Nos últimos dois anos, a empresa investiu cerca de um milhão de euros, em infraestruturas, em investigação, na conceção de novos modelos e na conquista de novos mercados. Já até ao final de 2020 prevê investir mais três milhões, que incluem um recém-inaugurado armazém na Povoa do Lanhoso, o reforço da robotização da fábrica, em Guimarães, e o novo laboratório de controlo de qualidade. Em curso estão vários projetos de investigação relacionados, por exemplo, com o conforto térmico e com o desenvolvimento de calçado para diabéticos.

“Temos capacidade de produção disponível – contamos com cinco máquinas de injeção às quais temos vindo a fazer upgrades no sentido de as tornar compatíveis com a Indústria 4.0 -, precisamos, apenas, de aumentar a distribuição”, explica Teófilo Leite. Para melhorar esta área, a ICC investiu num novo armazém, na Póvoa do Lanhoso, que lhe permitiu duplicar os stocks. Hoje tem, permanentemente, 70 mil pares de sapatos, para as várias profissões e do tamanho 33 ao 53, disponíveis para entrega, em 24 horas, em qualquer um dos 50 mercados em que opera. Mas o objetivo é chegar aos 100 mil pares em stock, o que representará três milhões de euros, permanentemente, dentro de portas. E, por isso, faz uma monitorização permanente aos seus modelos e produtos, de modo a que aqueles que entram em declínio sejam rapidamente postos de parte e substituídos por novos lançamentos.
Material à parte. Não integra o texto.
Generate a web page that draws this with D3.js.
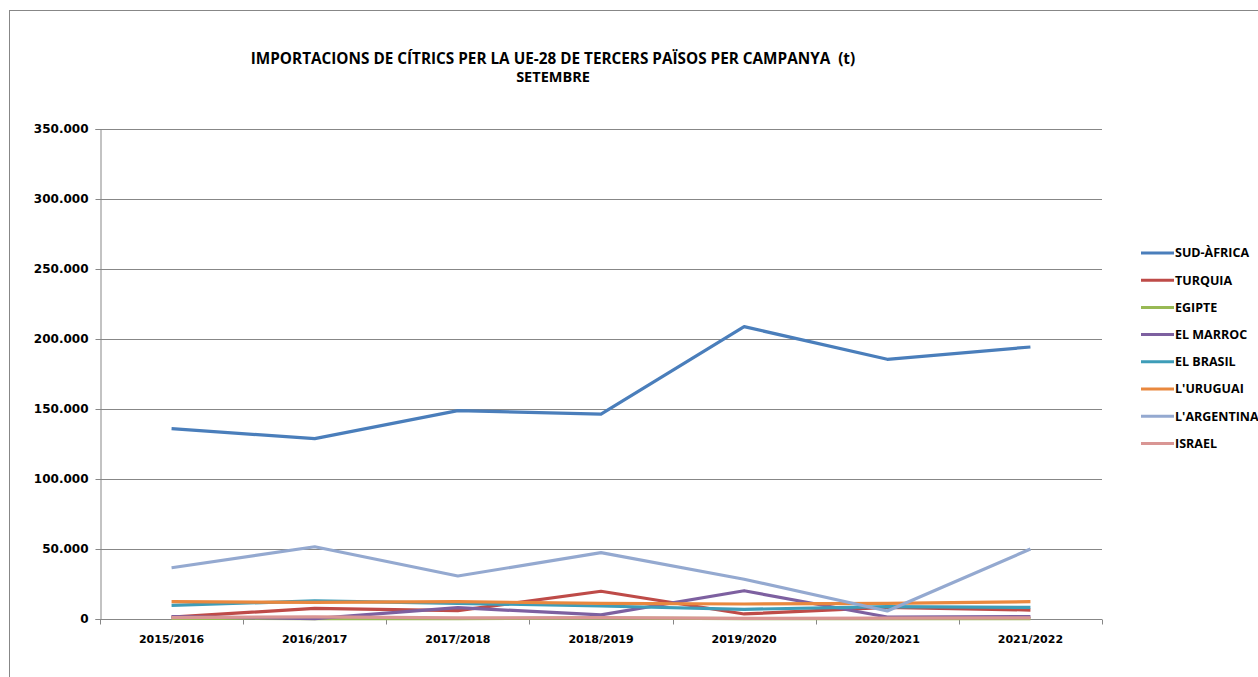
<!DOCTYPE html>
<html>
<head>
<meta charset="utf-8">
<script src="https://cdn.jsdelivr.net/npm/d3@7"></script>
<style>
  body { margin: 0; background: #fff; }
  svg { display: block; }
</style>
</head>
<body>
<div class="chart"></div>
<script>
// campaigns and imports (t) per country, september
var campaigns = ["2015/2016", "2016/2017", "2017/2018", "2018/2019", "2019/2020", "2020/2021", "2021/2022"];
var y_ticks = [0, 50000, 100000, 150000, 200000, 250000, 300000, 350000];

var sud_africa = [136000, 128800, 148800, 146400, 208800, 185500, 194300];
var turquia    = [1400, 7600, 6000, 19800, 3600, 8300, 6400];
var egipte     = [400, 300, 200, 700, 200, 300, 300];
var el_marroc  = [1700, 300, 8100, 2900, 20200, 1400, 1700];
var el_brasil  = [9800, 12900, 11200, 9300, 6900, 8800, 8300];
var l_uruguai  = [12400, 11900, 12400, 11200, 10700, 11200, 12400];
var l_argentina = [36600, 51600, 30700, 47400, 28400, 5700, 50000];
var israel     = [1000, 1500, 800, 1000, 500, 600, 800];

var series = [
  { name: "SUD-ÀFRICA", values: sud_africa, color: "#4a7ebb" },
  { name: "TURQUIA", values: turquia, color: "#be4b48" },
  { name: "EGIPTE", values: egipte, color: "#98b954" },
  { name: "EL MARROC", values: el_marroc, color: "#7d60a0" },
  { name: "EL BRASIL", values: el_brasil, color: "#3e9db8" },
  { name: "L'URUGUAI", values: l_uruguai, color: "#e9883e" },
  { name: "L'ARGENTINA", values: l_argentina, color: "#94a9d0" },
  { name: "ISRAEL", values: israel, color: "#d99694" }
];

var width = 1258, height = 677;
var margin = { top: 129, left: 100, right: 156, bottom: 58 };
var inner_width = width - margin.left - margin.right;
var inner_height = height - margin.top - margin.bottom;
var grid_color = "#878787";

var svg = d3.select(".chart").append("svg")
  .attr("width", width)
  .attr("height", height);

// outer chart border
svg.append("rect")
  .attr("x", 9.5).attr("y", 10.5)
  .attr("width", width + 10).attr("height", height + 10)
  .attr("fill", "none")
  .attr("stroke", grid_color);

svg.append("text")
  .attr("x", 553).attr("y", 64)
  .attr("text-anchor", "middle")
  .attr("xml:space", "preserve")
  .style("font-family", "'Open Sans', sans-serif")
  .style("font-weight", "bold")
  .style("font-size", "15.3px")
  .attr("fill", "#000")
  .text("IMPORTACIONS DE CÍTRICS PER LA UE-28 DE TERCERS PAÏSOS PER CAMPANYA  (t)");
svg.append("text")
  .attr("x", 553).attr("y", 82)
  .attr("text-anchor", "middle")
  .style("font-family", "'Open Sans', sans-serif")
  .style("font-weight", "bold")
  .style("font-size", "14.5px")
  .text("SETEMBRE");

var g = svg.append("g")
  .attr("transform", "translate(" + margin.left + "," + margin.top + ")");

var x_band = d3.scaleBand()
  .domain(campaigns)
  .range([0, inner_width])
  .padding(0);

var y_scale = d3.scaleLinear()
  .domain([0, 350000])
  .range([inner_height, 0]);

var fmt = d3.formatLocale({ decimal: ",", thousands: ".", grouping: [3], currency: ["", ""] }).format(",.0f");

// gridlines
g.selectAll(".grid").data(y_ticks.slice(1))
  .enter().append("line")
    .attr("class", "grid")
    .attr("x1", 0).attr("x2", inner_width)
    .attr("y1", d => Math.round(y_scale(d)) + 0.5)
    .attr("y2", d => Math.round(y_scale(d)) + 0.5)
    .attr("stroke", grid_color);

var y_axis = g.append("g")
  .attr("transform", "translate(0.5,0)")
  .call(d3.axisLeft(y_scale).tickValues(y_ticks).tickFormat(fmt).tickSize(5).tickPadding(7));
var x_axis = g.append("g")
  .attr("transform", "translate(0," + (inner_height + 0.5) + ")")
  .call(d3.axisBottom(x_band).tickSize(0).tickPadding(16));

// ticks at band boundaries
x_axis.selectAll(".bound").data(campaigns.concat(["end"]))
  .enter().append("line")
    .attr("class", "bound")
    .attr("x1", (d, i) => Math.round(i * x_band.step()) + 0.5)
    .attr("x2", (d, i) => Math.round(i * x_band.step()) + 0.5)
    .attr("y1", 0).attr("y2", 5)
    .attr("stroke", grid_color);

[y_axis, x_axis].forEach(ax => {
  ax.select(".domain").attr("stroke", grid_color);
  ax.selectAll(".tick line").attr("stroke", grid_color);
  ax.selectAll("text")
    .style("font-family", "'DejaVu Sans', sans-serif")
    .style("font-weight", "bold")
    .style("font-size", "11px")
    .attr("fill", "#000");
});
y_axis.selectAll("text").style("font-size", "12px");
x_axis.select(".domain").attr("d", "M0,0H" + inner_width);

var line = d3.line()
  .x((d, i) => x_band(campaigns[i]) + x_band.bandwidth() / 2)
  .y(d => y_scale(d));

g.selectAll(".series").data(series)
  .enter().append("path")
    .attr("class", "series")
    .attr("d", d => line(d.values))
    .attr("fill", "none")
    .attr("stroke", d => d.color)
    .attr("stroke-width", 3.2)
    .attr("stroke-linejoin", "round");

// legend
var legend = svg.append("g").attr("transform", "translate(1141,253)");
var items = legend.selectAll(".item").data(series)
  .enter().append("g")
    .attr("transform", (d, i) => "translate(0," + (i * 27.2) + ")");
items.append("line")
  .attr("x1", 0).attr("x2", 33)
  .attr("stroke", d => d.color)
  .attr("stroke-width", 3);
items.append("text")
  .attr("x", 34).attr("dy", "0.35em")
  .style("font-family", "'Open Sans', sans-serif")
  .style("font-weight", "bold")
  .style("font-size", "12.5px")
  .text(d => d.name);
</script>
</body>
</html>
O digital é, também, uma prioridade. Além de estar presente nas grandes plataformas de e-commerce, como a Amazon e a Dott, a ICC criou um portal B2B onde os clientes podem encontrar todos os pormenores das especificidades técnicas dos vários modelos da Lavoro, mas também os stocks disponíveis para entrega imediata e a conta corrente do próprio cliente.